Let $\beta>1$ and $c\in \mathbb R$. If $f:U\to \mathbb R^n$, defined in the open subset $U\subset \mathbb R^m$.

I'm trying to prove that if $f$ holds the condition $|f(x)-f(y)|\le c|x-y|^{\beta}$ for any $x,y\in U$, then $f$ is constant in each component of $U$.

The only thing I could discover was $f$ must be continuous because of the inequality above (the way to prove is similar to prove every Lipschitz function is continuous).

The book I'm studying has only explained so far basic facts of several variables vector-valued functions.
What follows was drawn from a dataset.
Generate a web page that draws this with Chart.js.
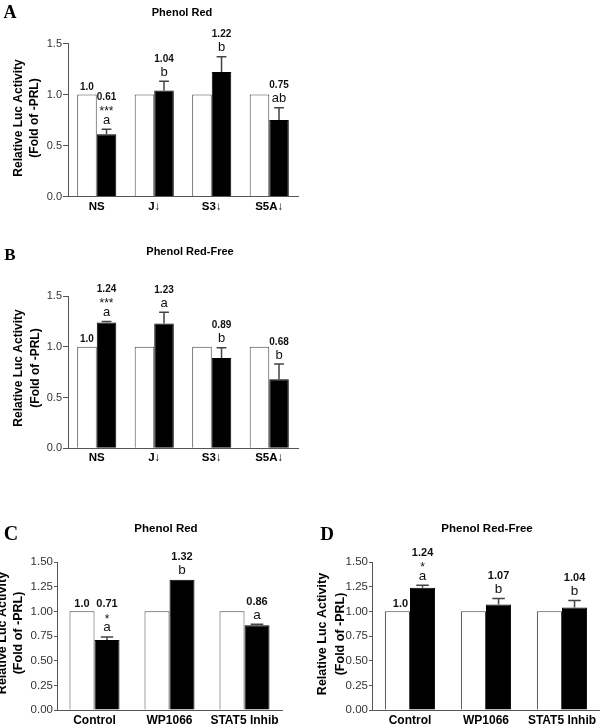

So the tools I have in my pocket are the only ones when either $n=1$ or $m=1$.

Answer 1

Hint:

Take two points $x,y$ on the same component of $U$ such that the segment joining them is in $U$. Consider the segment $\gamma$ from $x$ to $y$. Evaluate $$\lim_{h\to 0}\frac{f(\gamma(t+h))-f(\gamma(t))}h$$

Can any two points in the same component of $U$ be joined by a finite sequence of segments, all of them in $U$? (Hint for this: you can join the points with a continuous path $\gamma:[0,1]\to U$ and $[0,1]$ is compact).

Answer 2

It helps to prove it first in the case of $n=1$ and you will notice there is nothing special about this case. The same argument works just as well for higher dimensions. The idea is to show that $f$ is differentiable at every point and its derivative is zero so it must be constant. Toward this, fix $x \in \mathbb{R}$ then by assumption $$\frac{|f(x) - f(y)|}{|x-y|} \leq c|x-y|^{\beta - 1} = c|x-y|^{\epsilon}$$ where $\epsilon > 0$. Now taking a limit as $y \rightarrow x$ on the left is nothing more than the derivative of $f$ which exists and is equal to 0 by the squeeze theorem. Hence, $f'(x) = 0$ for any $x \in \mathbb{R}$ proving $f$ is constant.